Transcribe the material in full, exactly as written.

:: Collected material ::
···
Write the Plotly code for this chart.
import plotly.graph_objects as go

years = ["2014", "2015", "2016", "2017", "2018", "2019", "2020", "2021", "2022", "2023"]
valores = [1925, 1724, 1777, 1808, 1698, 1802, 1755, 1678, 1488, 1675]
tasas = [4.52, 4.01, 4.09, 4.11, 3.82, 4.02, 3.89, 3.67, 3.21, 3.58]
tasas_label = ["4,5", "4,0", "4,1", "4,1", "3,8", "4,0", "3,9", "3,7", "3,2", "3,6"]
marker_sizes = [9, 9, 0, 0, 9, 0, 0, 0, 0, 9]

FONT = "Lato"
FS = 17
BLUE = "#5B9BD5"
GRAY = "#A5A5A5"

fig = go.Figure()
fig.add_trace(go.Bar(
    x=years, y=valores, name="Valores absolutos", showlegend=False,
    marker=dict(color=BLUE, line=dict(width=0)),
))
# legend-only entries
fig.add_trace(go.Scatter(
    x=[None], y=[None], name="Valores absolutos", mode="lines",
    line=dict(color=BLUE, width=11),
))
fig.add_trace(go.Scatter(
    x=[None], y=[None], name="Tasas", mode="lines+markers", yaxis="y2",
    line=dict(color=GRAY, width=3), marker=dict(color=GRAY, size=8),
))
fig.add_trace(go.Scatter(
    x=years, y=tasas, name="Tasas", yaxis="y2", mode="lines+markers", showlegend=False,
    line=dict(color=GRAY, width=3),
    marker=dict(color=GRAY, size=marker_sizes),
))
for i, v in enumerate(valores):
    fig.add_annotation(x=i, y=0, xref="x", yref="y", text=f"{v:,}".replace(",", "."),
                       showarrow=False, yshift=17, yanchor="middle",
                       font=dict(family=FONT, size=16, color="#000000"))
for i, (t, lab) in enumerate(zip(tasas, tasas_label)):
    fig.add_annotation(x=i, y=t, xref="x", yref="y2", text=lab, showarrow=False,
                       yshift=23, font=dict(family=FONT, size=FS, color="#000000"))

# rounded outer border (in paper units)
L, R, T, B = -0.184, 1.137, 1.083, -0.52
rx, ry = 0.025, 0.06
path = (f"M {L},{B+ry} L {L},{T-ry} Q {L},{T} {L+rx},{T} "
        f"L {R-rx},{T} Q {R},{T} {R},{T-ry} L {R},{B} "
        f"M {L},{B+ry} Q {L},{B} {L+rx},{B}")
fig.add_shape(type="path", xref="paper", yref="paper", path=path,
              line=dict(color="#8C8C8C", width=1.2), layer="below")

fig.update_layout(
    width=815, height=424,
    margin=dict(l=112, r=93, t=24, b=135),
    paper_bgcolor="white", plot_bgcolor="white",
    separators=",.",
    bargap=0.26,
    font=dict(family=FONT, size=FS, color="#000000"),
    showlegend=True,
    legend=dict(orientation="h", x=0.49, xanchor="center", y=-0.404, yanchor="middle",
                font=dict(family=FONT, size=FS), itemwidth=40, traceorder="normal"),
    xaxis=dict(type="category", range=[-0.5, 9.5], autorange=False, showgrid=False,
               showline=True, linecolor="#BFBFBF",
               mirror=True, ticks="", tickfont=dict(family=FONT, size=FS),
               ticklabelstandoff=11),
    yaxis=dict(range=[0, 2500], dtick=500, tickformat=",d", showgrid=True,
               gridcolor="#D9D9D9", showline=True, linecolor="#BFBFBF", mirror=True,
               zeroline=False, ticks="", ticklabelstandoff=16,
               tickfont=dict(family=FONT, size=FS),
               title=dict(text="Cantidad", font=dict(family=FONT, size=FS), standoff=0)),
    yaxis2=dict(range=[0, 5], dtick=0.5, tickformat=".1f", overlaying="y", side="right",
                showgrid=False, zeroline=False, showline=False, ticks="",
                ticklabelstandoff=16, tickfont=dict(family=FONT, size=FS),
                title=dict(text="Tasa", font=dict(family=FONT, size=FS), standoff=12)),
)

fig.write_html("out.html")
···
:: Correct output ::
Write the Plotly code for this chart.
import plotly.graph_objects as go

years = ["2014", "2015", "2016", "2017", "2018", "2019", "2020", "2021", "2022", "2023"]
valores = [1925, 1724, 1777, 1808, 1698, 1802, 1755, 1678, 1488, 1675]
tasas = [4.52, 4.01, 4.09, 4.11, 3.82, 4.02, 3.89, 3.67, 3.21, 3.58]
tasas_label = ["4,5", "4,0", "4,1", "4,1", "3,8", "4,0", "3,9", "3,7", "3,2", "3,6"]
marker_sizes = [9, 9, 0, 0, 9, 0, 0, 0, 0, 9]

FONT = "Lato"
FS = 17
BLUE = "#5B9BD5"
GRAY = "#A5A5A5"

fig = go.Figure()
fig.add_trace(go.Bar(
    x=years, y=valores, name="Valores absolutos", showlegend=False,
    marker=dict(color=BLUE, line=dict(width=0)),
))
# legend-only entries
fig.add_trace(go.Scatter(
    x=[None], y=[None], name="Valores absolutos", mode="lines",
    line=dict(color=BLUE, width=11),
))
fig.add_trace(go.Scatter(
    x=[None], y=[None], name="Tasas", mode="lines+markers", yaxis="y2",
    line=dict(color=GRAY, width=3), marker=dict(color=GRAY, size=8),
))
fig.add_trace(go.Scatter(
    x=years, y=tasas, name="Tasas", yaxis="y2", mode="lines+markers", showlegend=False,
    line=dict(color=GRAY, width=3),
    marker=dict(color=GRAY, size=marker_sizes),
))
for i, v in enumerate(valores):
    fig.add_annotation(x=i, y=0, xref="x", yref="y", text=f"{v:,}".replace(",", "."),
                       showarrow=False, yshift=17, yanchor="middle",
                       font=dict(family=FONT, size=16, color="#000000"))
for i, (t, lab) in enumerate(zip(tasas, tasas_label)):
    fig.add_annotation(x=i, y=t, xref="x", yref="y2", text=lab, showarrow=False,
                       yshift=23, font=dict(family=FONT, size=FS, color="#000000"))

# rounded outer border (in paper units)
L, R, T, B = -0.184, 1.137, 1.083, -0.52
rx, ry = 0.025, 0.06
path = (f"M {L},{B+ry} L {L},{T-ry} Q {L},{T} {L+rx},{T} "
        f"L {R-rx},{T} Q {R},{T} {R},{T-ry} L {R},{B} "
        f"M {L},{B+ry} Q {L},{B} {L+rx},{B}")
fig.add_shape(type="path", xref="paper", yref="paper", path=path,
              line=dict(color="#8C8C8C", width=1.2), layer="below")

fig.update_layout(
    width=815, height=424,
    margin=dict(l=112, r=93, t=24, b=135),
    paper_bgcolor="white", plot_bgcolor="white",
    separators=",.",
    bargap=0.26,
    font=dict(family=FONT, size=FS, color="#000000"),
    showlegend=True,
    legend=dict(orientation="h", x=0.49, xanchor="center", y=-0.404, yanchor="middle",
                font=dict(family=FONT, size=FS), itemwidth=40, traceorder="normal"),
    xaxis=dict(type="category", range=[-0.5, 9.5], autorange=False, showgrid=False,
               showline=True, linecolor="#BFBFBF",
               mirror=True, ticks="", tickfont=dict(family=FONT, size=FS),
               ticklabelstandoff=11),
    yaxis=dict(range=[0, 2500], dtick=500, tickformat=",d", showgrid=True,
               gridcolor="#D9D9D9", showline=True, linecolor="#BFBFBF", mirror=True,
               zeroline=False, ticks="", ticklabelstandoff=16,
               tickfont=dict(family=FONT, size=FS),
               title=dict(text="Cantidad", font=dict(family=FONT, size=FS), standoff=0)),
    yaxis2=dict(range=[0, 5], dtick=0.5, tickformat=".1f", overlaying="y", side="right",
                showgrid=False, zeroline=False, showline=False, ticks="",
                ticklabelstandoff=16, tickfont=dict(family=FONT, size=FS),
                title=dict(text="Tasa", font=dict(family=FONT, size=FS), standoff=12)),
)

fig.write_html("out.html")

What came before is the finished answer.